# TO DO
Retype word for word the first line of the listing and each line after it up to the line with "(dacout) at (659,0);", with the pictures taken out.

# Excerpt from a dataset
···

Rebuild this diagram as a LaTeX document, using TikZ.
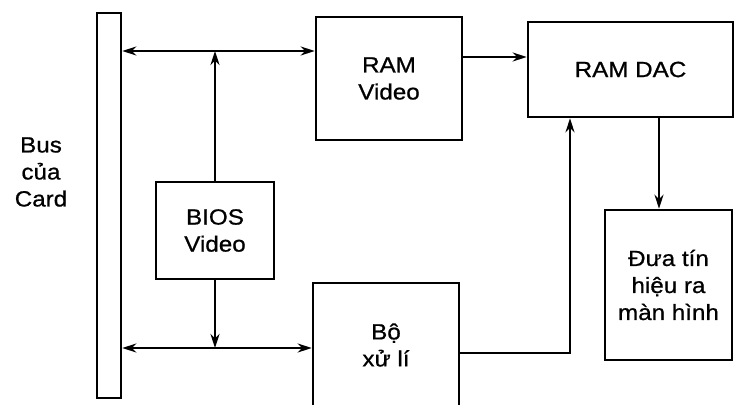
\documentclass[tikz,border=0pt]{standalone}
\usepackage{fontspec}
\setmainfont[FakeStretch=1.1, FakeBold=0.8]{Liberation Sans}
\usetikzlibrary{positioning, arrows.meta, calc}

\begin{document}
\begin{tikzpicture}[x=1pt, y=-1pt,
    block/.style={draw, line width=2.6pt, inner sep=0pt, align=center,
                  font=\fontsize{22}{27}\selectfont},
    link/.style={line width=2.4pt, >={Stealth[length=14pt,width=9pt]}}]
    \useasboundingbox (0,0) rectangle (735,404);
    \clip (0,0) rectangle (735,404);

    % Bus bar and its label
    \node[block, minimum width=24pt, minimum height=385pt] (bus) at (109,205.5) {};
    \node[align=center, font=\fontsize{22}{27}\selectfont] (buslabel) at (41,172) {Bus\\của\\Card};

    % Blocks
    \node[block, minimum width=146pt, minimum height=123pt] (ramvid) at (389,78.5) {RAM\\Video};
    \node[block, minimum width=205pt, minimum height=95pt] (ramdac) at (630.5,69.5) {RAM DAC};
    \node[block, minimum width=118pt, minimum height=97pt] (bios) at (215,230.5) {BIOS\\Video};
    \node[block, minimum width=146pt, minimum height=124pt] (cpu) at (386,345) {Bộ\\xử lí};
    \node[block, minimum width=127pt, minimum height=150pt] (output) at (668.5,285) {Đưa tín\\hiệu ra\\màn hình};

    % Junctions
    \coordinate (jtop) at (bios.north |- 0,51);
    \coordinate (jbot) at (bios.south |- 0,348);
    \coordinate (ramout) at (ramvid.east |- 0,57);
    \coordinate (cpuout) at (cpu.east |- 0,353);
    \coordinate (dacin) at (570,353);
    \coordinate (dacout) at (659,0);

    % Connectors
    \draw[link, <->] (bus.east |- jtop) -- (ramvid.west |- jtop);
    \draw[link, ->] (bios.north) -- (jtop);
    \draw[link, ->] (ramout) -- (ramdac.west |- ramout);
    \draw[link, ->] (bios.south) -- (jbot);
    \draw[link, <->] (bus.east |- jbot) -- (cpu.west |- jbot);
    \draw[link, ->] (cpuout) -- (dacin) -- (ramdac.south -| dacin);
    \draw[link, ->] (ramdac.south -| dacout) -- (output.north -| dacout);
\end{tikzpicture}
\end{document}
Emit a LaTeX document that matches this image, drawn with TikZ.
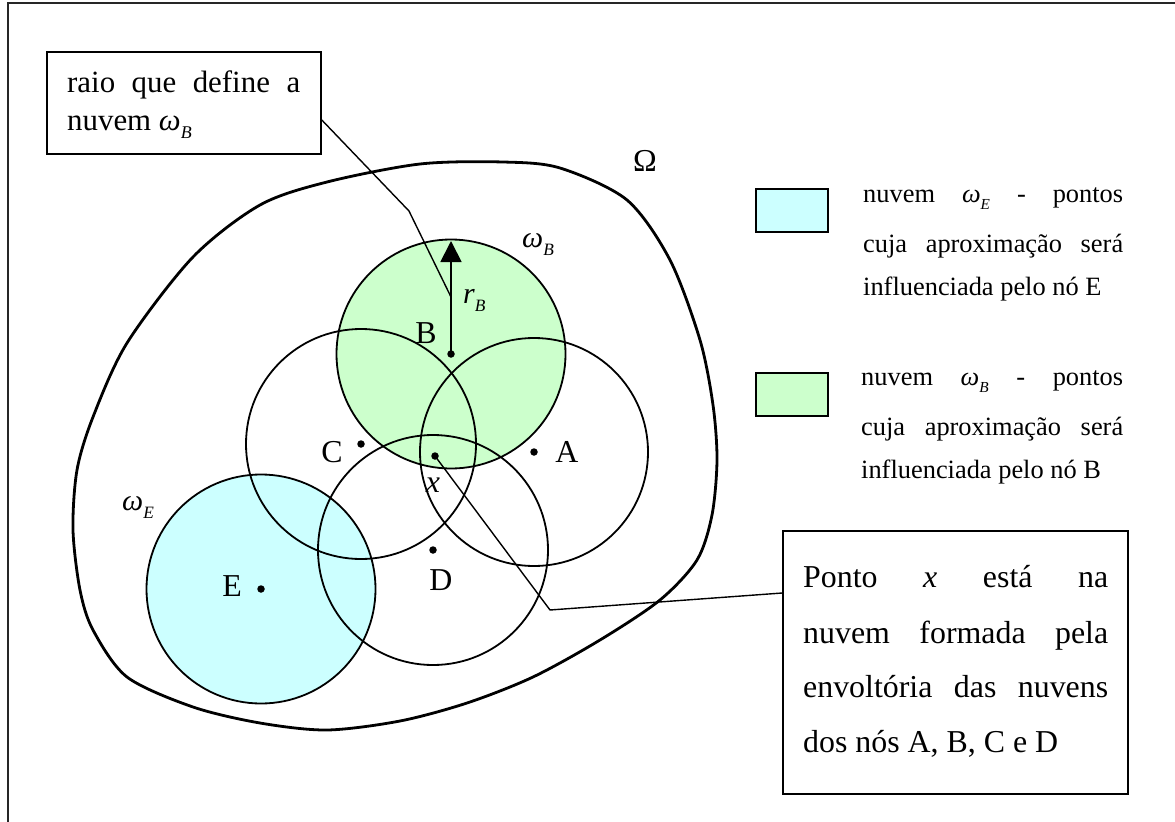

···

# FINISHED EXERCISE
Rebuild this diagram as a LaTeX document, using TikZ.
\documentclass[tikz,border=0pt]{standalone}
\usepackage{fontspec}
\setmainfont[FakeStretch=1.1, FakeBold=0.8]{Liberation Sans}
\usetikzlibrary{positioning, arrows.meta, calc}

\begin{document}
\begin{tikzpicture}[x=1pt, y=-1pt,
    block/.style={draw, line width=2.6pt, inner sep=0pt, align=center,
                  font=\fontsize{22}{27}\selectfont},
    link/.style={line width=2.4pt, >={Stealth[length=14pt,width=9pt]}}]
    \useasboundingbox (0,0) rectangle (735,404);
    \clip (0,0) rectangle (735,404);

    % Bus bar and its label
    \node[block, minimum width=24pt, minimum height=385pt] (bus) at (109,205.5) {};
    \node[align=center, font=\fontsize{22}{27}\selectfont] (buslabel) at (41,172) {Bus\\của\\Card};

    % Blocks
    \node[block, minimum width=146pt, minimum height=123pt] (ramvid) at (389,78.5) {RAM\\Video};
    \node[block, minimum width=205pt, minimum height=95pt] (ramdac) at (630.5,69.5) {RAM DAC};
    \node[block, minimum width=118pt, minimum height=97pt] (bios) at (215,230.5) {BIOS\\Video};
    \node[block, minimum width=146pt, minimum height=124pt] (cpu) at (386,345) {Bộ\\xử lí};
    \node[block, minimum width=127pt, minimum height=150pt] (output) at (668.5,285) {Đưa tín\\hiệu ra\\màn hình};

    % Junctions
    \coordinate (jtop) at (bios.north |- 0,51);
    \coordinate (jbot) at (bios.south |- 0,348);
    \coordinate (ramout) at (ramvid.east |- 0,57);
    \coordinate (cpuout) at (cpu.east |- 0,353);
    \coordinate (dacin) at (570,353);
    \coordinate (dacout) at (659,0);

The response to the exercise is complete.